I am trying to use Prodigy+Spacy for information retrieval of Spanish texts. Those texts are internal annotation from Customer Service Agents, and follow some kind of annotation tips. Some of the agents, when they are summarizing the final offer to the customer, use a + sign instead of the space. Something like:

The challenge that I am facing as a newbie is PRODUCTA+PRODUCTB is one single token and I would like to be able to select only PRODUCTA and PRODUCTB.

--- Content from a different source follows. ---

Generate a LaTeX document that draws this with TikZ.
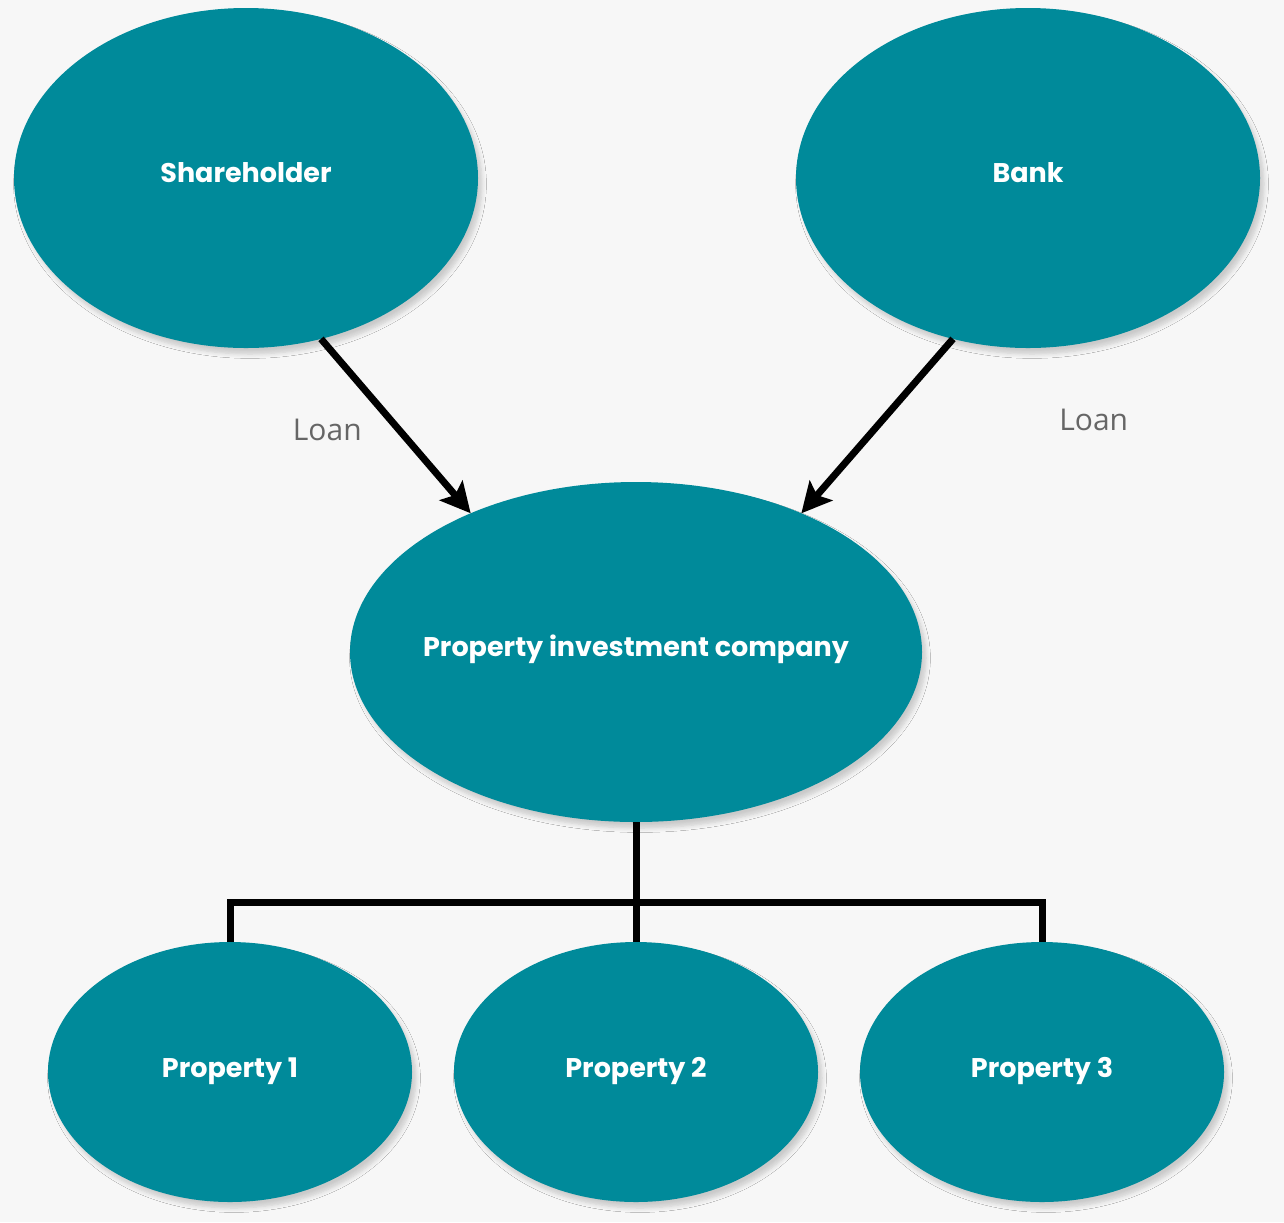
\documentclass[tikz,border=0pt]{standalone}
\usepackage{fontspec}
\setmainfont{Poppins}
\newfontfamily\loanfont{Open Sans}
\usetikzlibrary{shapes,arrows.meta,positioning,shadows.blur,backgrounds}
\definecolor{petrol}{HTML}{008A9A}
\definecolor{paper}{HTML}{F7F7F7}
\definecolor{loangrey}{HTML}{666666}

\begin{document}
\begin{tikzpicture}[on grid,>={Stealth[length=15pt,width=15pt,inset=3pt]}]

  \tikzstyle{party}=[ellipse,fill=petrol,text=white,inner sep=0pt,outer sep=0pt,
  		     font=\bfseries\fontsize{13.5}{16}\selectfont,text height=10pt,text depth=6pt,
  		     blur shadow={shadow xshift=2pt,shadow yshift=-3pt,shadow blur steps=6,shadow opacity=18}]
  \tikzstyle{big party}=[party,minimum width=232pt,minimum height=170pt]
  \tikzstyle{company}=[party,inner xsep=-40pt,minimum width=286pt,minimum height=170pt]
  \tikzstyle{property}=[party,text depth=4.5pt,minimum width=182pt,minimum height=130pt]
  \tikzstyle{loan}=[->,line width=3.5pt]
  \tikzstyle{tree}=[line width=3.5pt]
  \tikzstyle{loan label}=[text=loangrey,font=\loanfont\fontsize{15}{18}\selectfont]

  % frame
  \fill [paper] (0,0) rectangle (642pt,-611pt);

  % owners and company
  \node [company] (pic) at (318pt,-326pt) {Property investment company};
  \node [big party] (sh)   [above left=237pt and 195pt of pic]  {Shareholder};
  \node [big party] (bank) [above right=237pt and 196pt of pic] {Bank};

  % properties
  \node [property] (p2) [below=210pt of pic] {Property 2};
  \node [property] (p1) [left=203pt of p2]   {Property 1};
  \node [property] (p3) [right=203pt of p2]  {Property 3};

  \draw [loan] (sh.-65) -- node [loan label,left=12pt,yshift=-2pt] {Loan} (pic.140);
  \draw [loan] (bank.-115) -- node [loan label,right=86pt,yshift=3pt] {Loan} (pic.40);

  \draw [tree] (pic.south) -- (p2.north);
  \draw [tree] (p1.north) -- (p1.north |- 0,-451pt) -- (p3.north |- 0,-451pt) -- (p3.north);
\end{tikzpicture}
\end{document}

I have been checking the documentation, and if my understanding is right, I should somehow change how Spacy tokenized by adding '+', but I want to be sure on the approach, and if this is going to be consistent with the approach.

Thanks in advance

Hi Luis,

Would it be an option for you to run some preprocessing on the text to change any + sign into a space, even before you use spaCy and/or Prodigy? Then you wouldn't have to deal with custom tokenization, and you'd have cleaner input texts to begin with?

1 Like

Hi Sofie,
many thanks for the swift reply. I thought about it but got tempted by complexity. :sweat_smile:
Now that you mention it, it should be the best solution to avoid further complications with custom tokenization, and it will make it more consistent with agents changing their typing approach.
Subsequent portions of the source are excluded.